Keeps the host light and delivery fast.

## 12. Channel Manager — one interface, many channels

Not one-off Amazon/Flipkart plugins. A single **Channel** interface (list, update price,
sync stock, fetch orders) implemented per channel: **website, Amazon, Flipkart, Instagram,
WhatsApp, future marketplaces**. `channel_listing` (data model §2h) maps catalog → channel.

## 13. Agent Registry + cost monitoring + observability

- **Agent Registry:** the 25 agents become rows with `tools`, `permissions`, `prompt`,
  `memory`, `schedule`, **`cost`** — extends the existing manifest/`ai_agent` table.
- **Cost monitoring:** track tokens + spend **per model** (Claude/Gemini/…); reuse
  `config/control.json`-style ceilings + global pause so AI spend stays bounded.
- **Observability:** log every AI action end-to-end — `prompt → tool calls → output →
  approval → execution → result` — for debugging and prompt improvement (pairs with §10 audit).

## 14. cPanel hardening (the chosen hosting path)

Owner stays on cPanel, so we design for its constraints (Review 2's risks):

| Risk | Mitigation |
|---|---|
| Passenger sleeps idle apps → cold starts | **Keep-alive cron** pinging backend + storefront every ~5 min |
| Workflow/event durability on a fragile process | **Upstash Redis (serverless, TLS) from day 1** for event bus + queues — not the in-memory fallback |
| `medusa db:migrate` vs Passenger file/db locks | Migrations run in a **maintenance step**: stop/disable the app, migrate, restart; serialize deploys |
| ModSecurity/shared firewall kills streaming/MCP | Control API is **request/response HTTP** (not dependent on long-lived SSE); MCP gateway uses standard HTTPS; **hardened auth** (rotating tokens, rate-limit, scoped) |
| Big Meta Ads history → query timeouts | **ETL/cache ad metrics** into our DB on a schedule; never live-query the ad account from a customer/Claude request |
| Postgres FTS weak on descriptive queries ("blue block-print floral zari border") | Move to **MeiliSearch (typo-tolerant)** early; semantic/vector search later |

> If the store outgrows cPanel, §6 of `05-deployment-cpanel.md` lists the no-architecture-change
> path to move the backend to a managed Node host — the Control-API core makes that a config
> change, not a rewrite.

## 15. MVP vs later (so we don't over-build)

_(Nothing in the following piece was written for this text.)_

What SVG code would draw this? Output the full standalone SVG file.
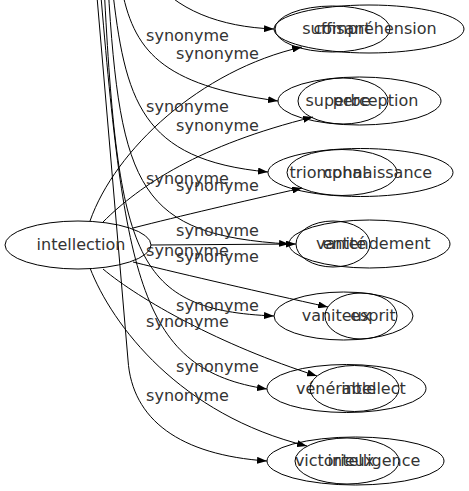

| Build in MVP/early | Design the seam, build later |
|---|---|
| Control API core, Admin UI fallback, event bus | Multi-engine (Vendure/Saleor) adapters |
| Draft→Preview→Publish + versioning, schema validation | Multi-renderer (mobile/AMP/PDF/email) |
| Upstash + keep-alive, asset service, `is_test` | Visual workflow builder, multi-model router fan-out |
| Agent Registry (reuse 25 agents), cost/observability | Full staff RBAC UI, semantic search |

## 16. Commerce-first, OS-ready core (framing)

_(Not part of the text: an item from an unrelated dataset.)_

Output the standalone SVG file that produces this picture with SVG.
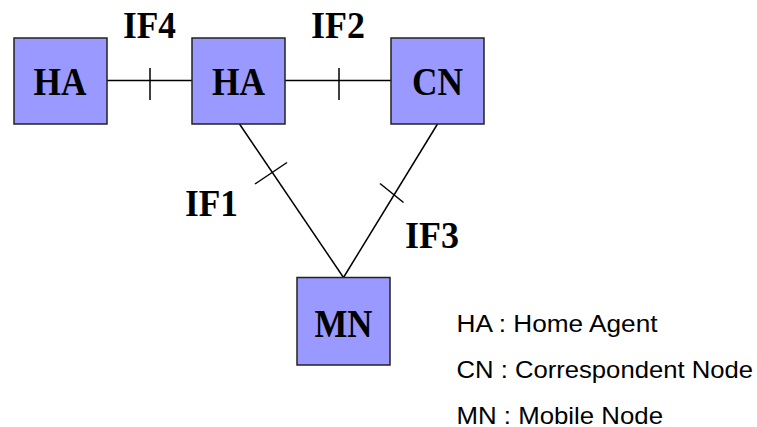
<svg xmlns="http://www.w3.org/2000/svg" width="757" height="427" viewBox="0 0 757 427">
  <style>
    .box { fill: #9999ff; stroke: #222222; stroke-width: 1.5; }
    .node-label { font-family: "Liberation Serif", "Times New Roman", serif; font-weight: bold; font-size: 39px; fill: #000000; text-anchor: middle; }
    .if-label { font-family: "Liberation Serif", "Times New Roman", serif; font-weight: bold; font-size: 37px; fill: #000000; }
    .link { stroke: #000000; stroke-width: 1.5; fill: none; }
    .legend { font-family: "Liberation Sans", Arial, sans-serif; font-size: 24.5px; fill: #000000; }
  </style>

  <rect width="757" height="427" fill="#ffffff"/>

  <!-- connectors with interface tick marks -->
  <g id="connectors">
    <line class="link" x1="107" y1="80.5" x2="192" y2="80.5"/>
    <line class="link" x1="150" y1="68" x2="150" y2="100"/>
    <line class="link" x1="285" y1="80.5" x2="391" y2="80.5"/>
    <line class="link" x1="339" y1="68" x2="339" y2="100"/>
    <line class="link" x1="239.5" y1="124" x2="343.5" y2="277.5"/>
    <line class="link" x1="255" y1="184" x2="287" y2="162.5"/>
    <line class="link" x1="437.5" y1="124" x2="343.5" y2="277.5"/>
    <line class="link" x1="380" y1="183.5" x2="403.5" y2="202.5"/>
  </g>

  <!-- interface labels -->
  <g id="interface-labels">
    <text class="if-label" x="123" y="37.5" textLength="53" lengthAdjust="spacingAndGlyphs">IF4</text>
    <text class="if-label" x="311" y="37.5" textLength="54" lengthAdjust="spacingAndGlyphs">IF2</text>
    <text class="if-label" x="185" y="215.5" textLength="53" lengthAdjust="spacingAndGlyphs">IF1</text>
    <text class="if-label" x="405" y="248" textLength="54" lengthAdjust="spacingAndGlyphs">IF3</text>
  </g>

  <g id="node-ha-remote">
    <rect class="box" x="14" y="38" width="93" height="86"/>
    <text class="node-label" x="60" y="95" textLength="53" lengthAdjust="spacingAndGlyphs">HA</text>
  </g>
  <g id="node-ha">
    <rect class="box" x="192" y="38" width="93" height="86"/>
    <text class="node-label" x="238.5" y="95" textLength="53" lengthAdjust="spacingAndGlyphs">HA</text>
  </g>
  <g id="node-cn">
    <rect class="box" x="391" y="38" width="93" height="86"/>
    <text class="node-label" x="437.5" y="95" textLength="51" lengthAdjust="spacingAndGlyphs">CN</text>
  </g>
  <g id="node-mn">
    <rect class="box" x="297" y="277.5" width="93" height="87.5"/>
    <text class="node-label" x="343.5" y="337" textLength="58" lengthAdjust="spacingAndGlyphs">MN</text>
  </g>

  <!-- legend -->
  <g id="legend">
    <text class="legend" x="456.5" y="331.5" textLength="201" lengthAdjust="spacingAndGlyphs">HA : Home Agent</text>
    <text class="legend" x="456.5" y="378" textLength="296.5" lengthAdjust="spacingAndGlyphs">CN : Correspondent Node</text>
    <text class="legend" x="456.5" y="423.5" textLength="206.5" lengthAdjust="spacingAndGlyphs">MN : Mobile Node</text>
  </g>
</svg>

We **don't rename** the product — focus stays on getting the store live. But the core built
above (**Control API, event bus, workflow engine, AI memory, agent registry, permissions,
channel manager**) is deliberately **module-agnostic**, so later modules — accounting, CRM,
POS, procurement — can plug into the same core without re-architecting. Commerce is simply the
first module on an OS-ready foundation.